* **A block of data**

----

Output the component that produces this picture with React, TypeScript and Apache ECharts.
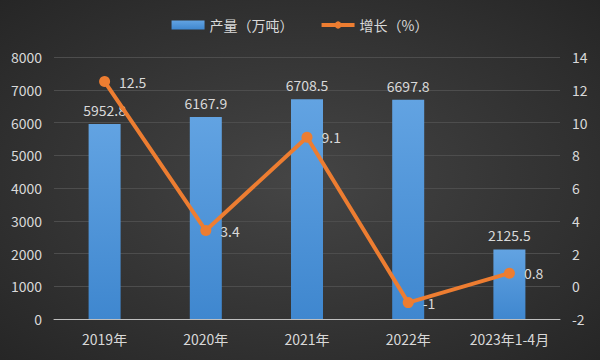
import React, { useEffect, useRef } from "react";
import * as echarts from "echarts";

const categories = ["2019年", "2020年", "2021年", "2022年", "2023年1-4月"];
const output = [5952.8, 6167.9, 6708.5, 6697.8, 2125.5];
const growth = [12.5, 3.4, 9.1, -1, 0.8];

const FONT = "'Noto Sans CJK SC', 'Noto Sans', sans-serif";
const TXT = "#d9d9d9";
const FS = 14;

export default function App() {
  const ref = useRef<HTMLDivElement>(null);
  useEffect(() => {
    if (!ref.current) return;
    const chart = echarts.init(ref.current, null, { renderer: "svg" });
    chart.setOption({
      animation: false,
      backgroundColor: new echarts.graphic.RadialGradient(0.5, 0.5, 0.75, [
        { offset: 0, color: "#454545" },
        { offset: 1, color: "#242424" },
      ]),
      textStyle: { fontFamily: FONT },
      legend: {
        top: 13,
        left: "center",
        itemGap: 26,
        itemWidth: 33,
        itemHeight: 9,
        textStyle: { color: TXT, fontSize: FS, fontFamily: FONT },
        data: [
          { name: "产量（万吨）", icon: "rect" },
          { name: "增长（%）", lineStyle: { width: 4 } },
        ],
      },
      grid: { left: 54, right: 40, top: 57, bottom: 41 },
      xAxis: {
        type: "category",
        data: categories,
        axisTick: { show: false },
        axisLine: { lineStyle: { color: "#bfbfbf", width: 1 } },
        axisLabel: {
          color: TXT,
          fontSize: FS,
          margin: 13,
          interval: 0,
          fontFamily: FONT,
        },
      },
      yAxis: [
        {
          type: "value",
          min: 0,
          max: 8000,
          interval: 1000,
          axisLabel: {
            color: TXT,
            fontSize: FS,
            margin: 12,
            fontFamily: FONT,
            formatter: (v: number) => String(v),
          },
          splitLine: { lineStyle: { color: "#4d4d4d", width: 1 } },
          axisLine: { show: false },
          axisTick: { show: false },
        },
        {
          type: "value",
          min: -2,
          max: 14,
          interval: 2,
          axisLabel: { color: TXT, fontSize: FS, margin: 12, fontFamily: FONT },
          splitLine: { show: false },
          axisLine: { show: false },
          axisTick: { show: false },
        },
      ],
      series: [
        {
          name: "产量（万吨）",
          type: "bar",
          data: output,
          barWidth: 32,
          itemStyle: {
            color: new echarts.graphic.LinearGradient(0, 0, 0, 1, [
              { offset: 0, color: "#62a3e2" },
              { offset: 1, color: "#3f87cf" },
            ]),
          },
          label: {
            show: true,
            position: "top",
            distance: 7,
            color: TXT,
            fontSize: FS,
            fontFamily: FONT,
          },
        },
        {
          name: "增长（%）",
          type: "line",
          yAxisIndex: 1,
          data: growth,
          symbol: "circle",
          symbolSize: 11,
          lineStyle: { color: "#ed7d31", width: 4 },
          itemStyle: { color: "#ed7d31" },
          label: {
            show: true,
            position: "right",
            distance: 9,
            color: TXT,
            fontSize: FS,
            fontFamily: FONT,
          },
        },
      ],
    });
    return () => chart.dispose();
  }, []);
  return (
    <div
      ref={ref}
      style={{ position: "absolute", left: 0, top: 0, width: 600, height: 360 }}
    />
  );
}
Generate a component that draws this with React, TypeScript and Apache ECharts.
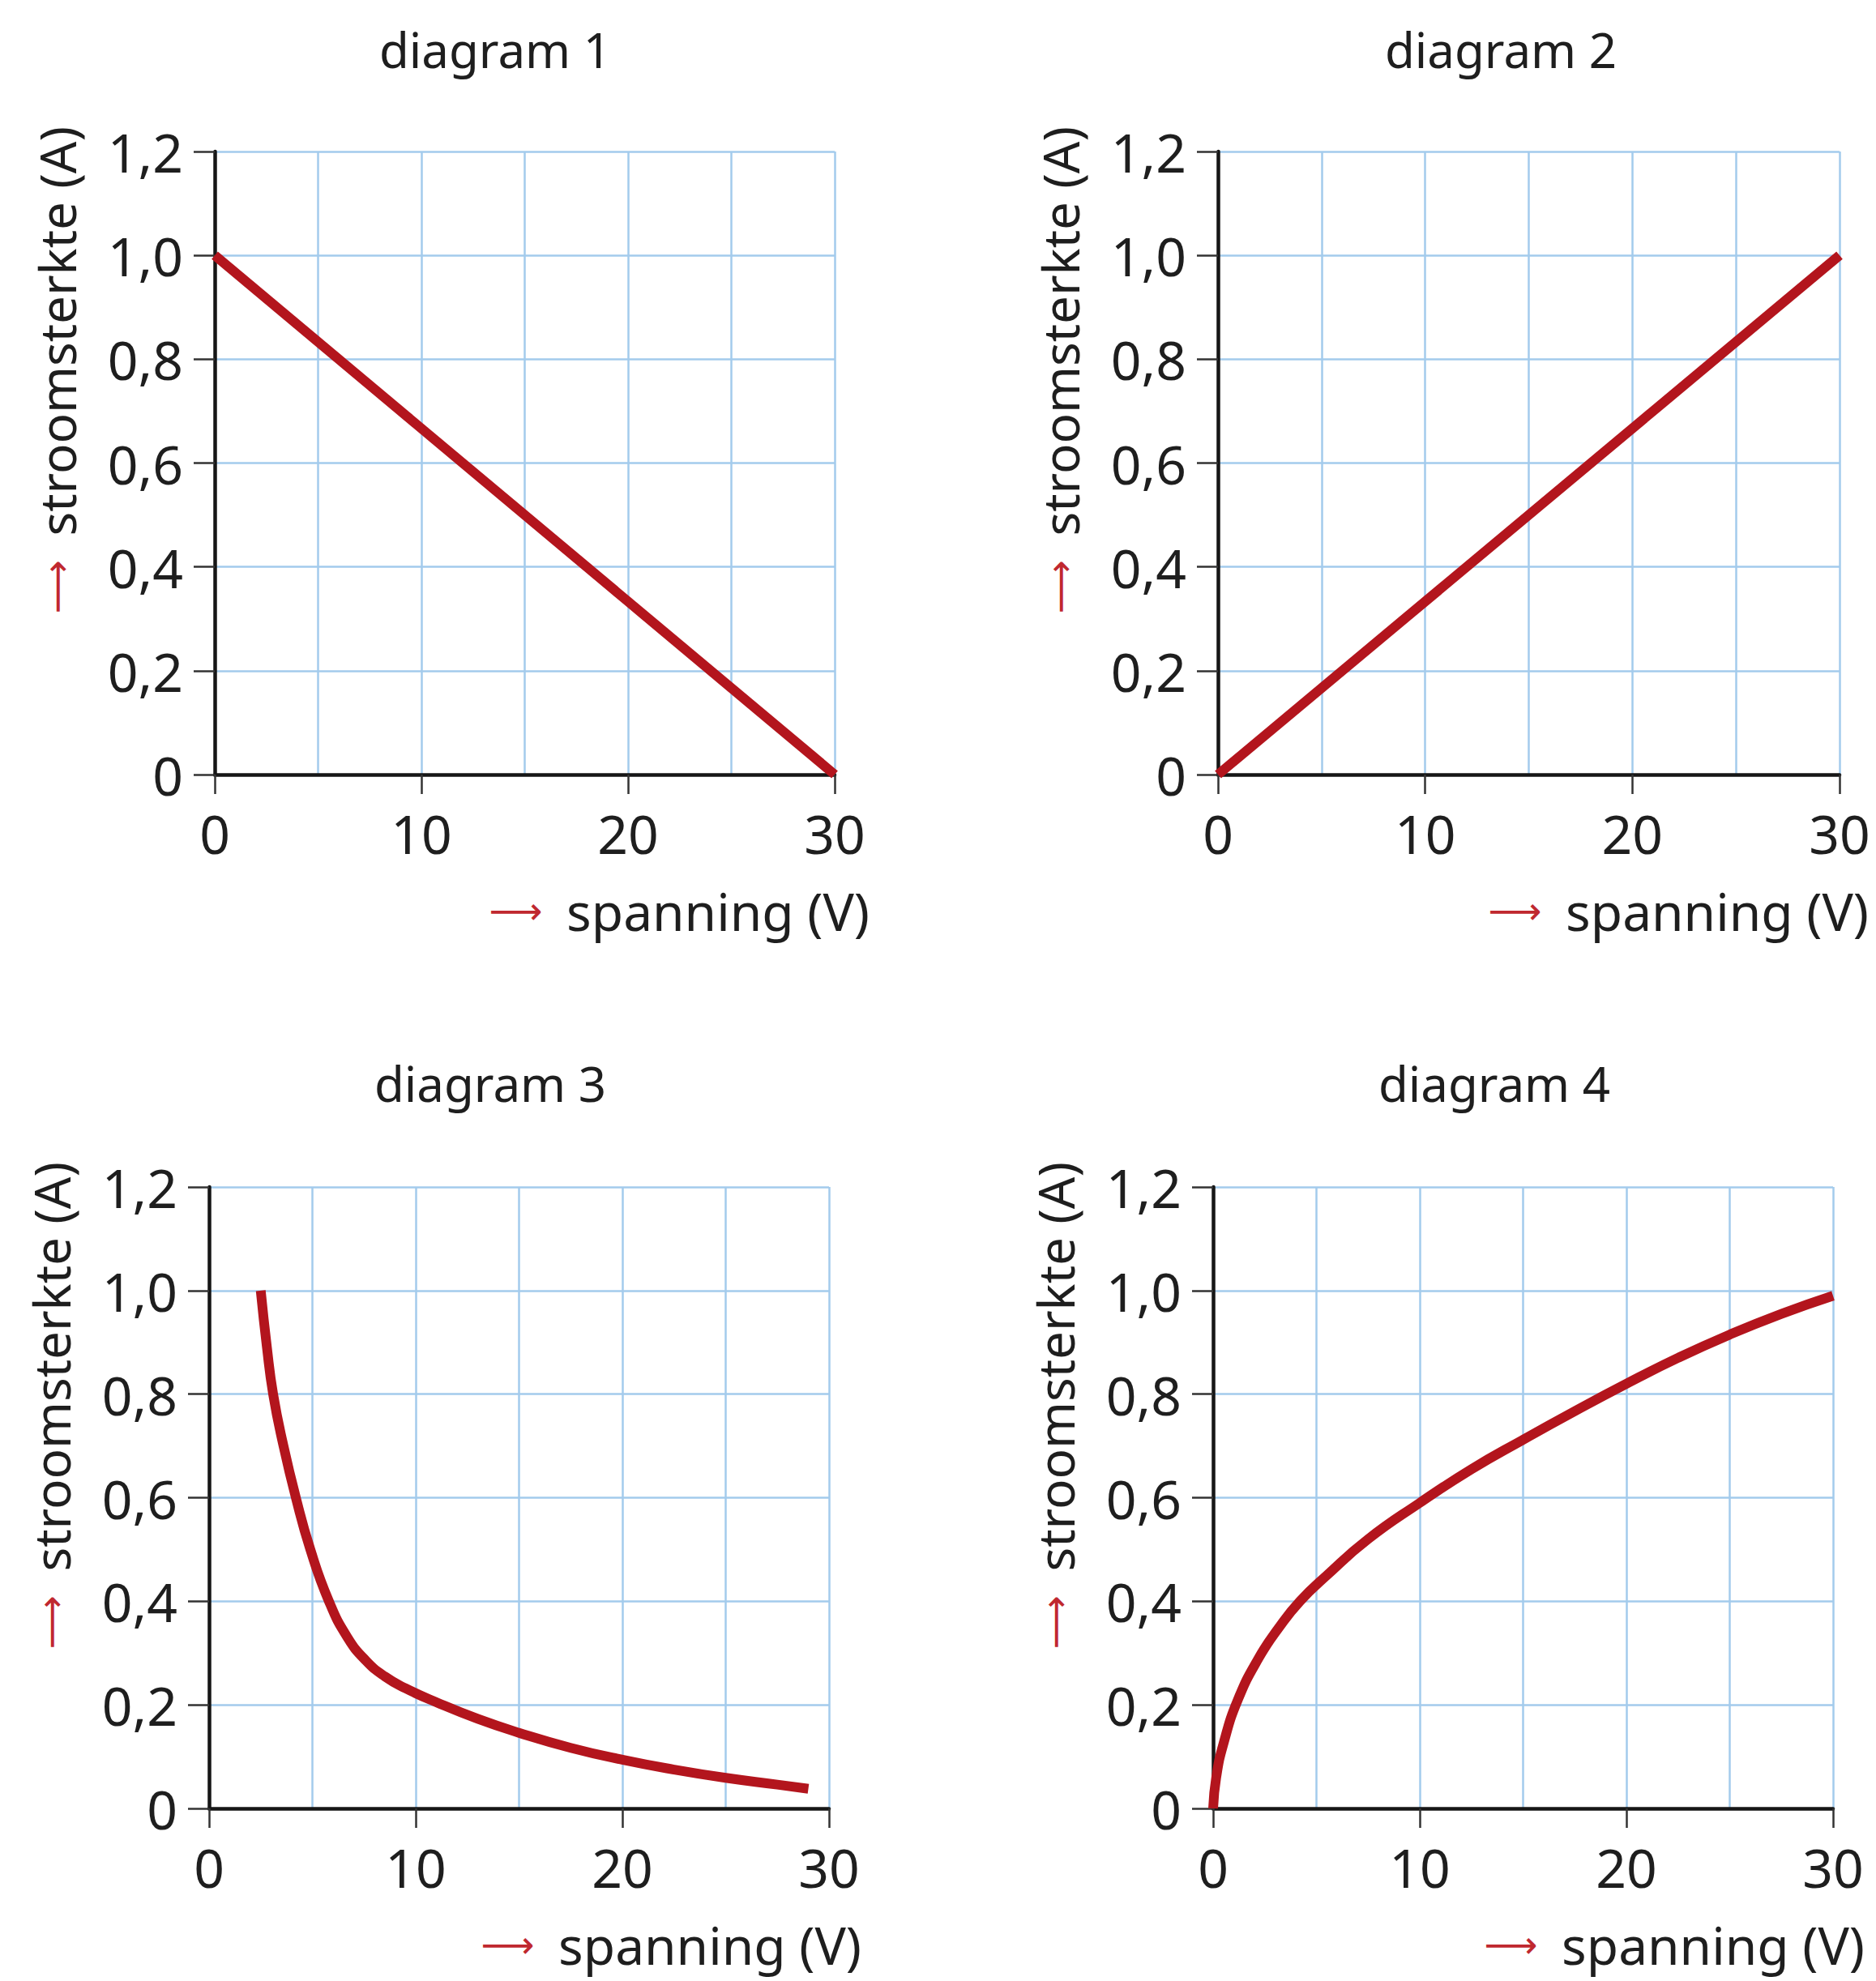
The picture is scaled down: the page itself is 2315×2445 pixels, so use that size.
import React, { useEffect, useRef } from "react";
import * as echarts from "echarts";

// ---- data ----
const titles = ["diagram 1", "diagram 2", "diagram 3", "diagram 4"];
const xTicks = [0, 10, 20, 30];
const yTicks = [0, 0.2, 0.4, 0.6, 0.8, 1.0, 1.2];
const xAxisTitle = "spanning (V)";
const yAxisTitle = "stroomsterkte (A)";

const d1Volt = [0, 30];
const d1Amp = [1.0, 0];

const d2Volt = [0, 30];
const d2Amp = [0, 1.0];

const d3Volt = [2.5, 2.8, 3.1, 3.6, 4.2, 4.9, 5.8, 6.7, 7.6, 8.5, 9.5, 11, 13, 15, 17.5, 20, 22.5, 25, 27.5, 29];
const d3Amp = [1.0, 0.89, 0.8, 0.7, 0.6, 0.5, 0.4, 0.33, 0.285, 0.255, 0.232, 0.205, 0.173, 0.146, 0.117, 0.094, 0.075, 0.059, 0.046, 0.038];

const d4Volt = [0, 0.15, 0.5, 1.2, 2.2, 3.2, 4.2, 5.5, 7.5, 10, 12.5, 15, 17.5, 20, 22.5, 25, 27.5, 30];
const d4Amp = [0, 0.06, 0.125, 0.21, 0.29, 0.35, 0.4, 0.45, 0.52, 0.59, 0.655, 0.712, 0.767, 0.82, 0.87, 0.915, 0.955, 0.99];

const volts = [d1Volt, d2Volt, d3Volt, d4Volt];
const amps = [d1Amp, d2Amp, d3Amp, d4Amp];
const smoothFlags = [false, false, true, true];

// ---- layout / style ----
const W = 2315;
const H = 2445;
const grids = [
  { left: 265, top: 187, width: 765, height: 769 },
  { left: 1503, top: 187, width: 767, height: 769 },
  { left: 258, top: 1465, width: 765, height: 767 },
  { left: 1497, top: 1465, width: 765, height: 767 },
];
const titlePos = [
  { x: 611, y: 31 },
  { x: 1852, y: 31 },
  { x: 605, y: 1307 },
  { x: 1844, y: 1307 },
];
const xNameGap = [43, 36, 40, 39];

const FONT = "'Noto Sans', 'DejaVu Sans', sans-serif";
const TEXT = "#1e1e1e";
const RED = "#b3151d";
const ARROW_RED = "#c0282f";
const GRID_BLUE = "#a3cbec";
const AXIS_BLACK = "#161616";

function fmtY(v: number) {
  if (Math.abs(v) < 1e-9) return "0";
  return v.toFixed(1).replace(".", ",");
}

export default function App() {
  const ref = useRef<HTMLDivElement | null>(null);

  useEffect(() => {
    document.body.style.margin = "0";
    document.body.style.background = "#ffffff";
    if (!ref.current) return;
    const chart = echarts.init(ref.current, undefined, { renderer: "svg" });

    const arrowRich = {
      a: {
        color: ARROW_RED,
        fontFamily: "'DejaVu Sans', sans-serif",
        fontSize: 46,
        fontWeight: "normal",
        padding: [0, 30, 0, 0],
      },
    };

    const option: any = {
      animation: false,
      backgroundColor: "#ffffff",
      title: titles.map((t, i) => ({
        text: t,
        left: titlePos[i].x,
        top: titlePos[i].y,
        textAlign: "center",
        padding: 0,
        textStyle: { fontFamily: FONT, fontSize: 60, fontWeight: "normal", color: TEXT },
      })),
      grid: grids.map((g) => ({ ...g, containLabel: false })),
      xAxis: grids.map((_, i) => ({
        type: "value",
        gridIndex: i,
        min: xTicks[0],
        max: xTicks[xTicks.length - 1],
        interval: xTicks[1] - xTicks[0],
        name: "{a|⟶}" + xAxisTitle,
        nameLocation: "end",
        nameGap: xNameGap[i],
        nameTextStyle: {
          fontFamily: FONT,
          fontSize: 64,
          color: TEXT,
          align: "right",
          verticalAlign: "middle",
          padding: [336, 0, 0, 0],
          rich: arrowRich,
        },
        axisLine: { show: true, onZero: false, lineStyle: { color: AXIS_BLACK, width: 4.5 } },
        axisTick: { show: true, length: 24, lineStyle: { color: "#333333", width: 2.5 } },
        minorTick: { show: false, splitNumber: 2 },
        axisLabel: {
          show: true,
          margin: 39,
          fontFamily: FONT,
          fontSize: 66,
          color: TEXT,
          showMinLabel: true,
          showMaxLabel: true,
          formatter: (v: number) => String(v),
        },
        splitLine: { show: true, lineStyle: { color: GRID_BLUE, width: 2.5 } },
        minorSplitLine: { show: true, lineStyle: { color: GRID_BLUE, width: 2.5 } },
      })),
      yAxis: grids.map((_, i) => ({
        type: "value",
        gridIndex: i,
        min: yTicks[0],
        max: yTicks[yTicks.length - 1],
        interval: 0.2,
        name: "{a|⟶}" + yAxisTitle,
        nameLocation: "end",
        nameGap: 31,
        nameRotate: 90,
        nameTextStyle: {
          fontFamily: FONT,
          fontSize: 62,
          color: TEXT,
          align: "right",
          verticalAlign: "middle",
          padding: [0, 0, 390, 0],
          rich: arrowRich,
        },
        axisLine: { show: true, onZero: false, lineStyle: { color: AXIS_BLACK, width: 4.5 } },
        axisTick: { show: true, length: 26, lineStyle: { color: "#333333", width: 2.5 } },
        axisLabel: {
          show: true,
          margin: 39,
          fontFamily: FONT,
          fontSize: 66,
          color: TEXT,
          showMinLabel: true,
          showMaxLabel: true,
          formatter: (v: number) => fmtY(v),
        },
        splitLine: { show: true, lineStyle: { color: GRID_BLUE, width: 2.5 } },
      })),
      series: volts.map((vs, i) => ({
        type: "line",
        xAxisIndex: i,
        yAxisIndex: i,
        data: vs.map((v, j) => [v, amps[i][j]]),
        smooth: smoothFlags[i] ? 0.5 : false,
        showSymbol: false,
        symbol: "none",
        clip: false,
        lineStyle: { color: RED, width: 12, cap: "butt", join: "round" },
        z: 5,
      })),
    };

    chart.setOption(option);
    return () => {
      chart.dispose();
    };
  }, []);

  return <div ref={ref} style={{ width: W, height: H, background: "#ffffff" }} />;
}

----

* **Exercise**
The lines from the start of the data through the line that contains "const FS = 14;" are to be returned exactly, please, with both ends included and every picture left out.

* **Task output**
Output the component that produces this picture with React, TypeScript and Apache ECharts.
import React, { useEffect, useRef } from "react";
import * as echarts from "echarts";

const categories = ["2019年", "2020年", "2021年", "2022年", "2023年1-4月"];
const output = [5952.8, 6167.9, 6708.5, 6697.8, 2125.5];
const growth = [12.5, 3.4, 9.1, -1, 0.8];

const FONT = "'Noto Sans CJK SC', 'Noto Sans', sans-serif";
const TXT = "#d9d9d9";
const FS = 14;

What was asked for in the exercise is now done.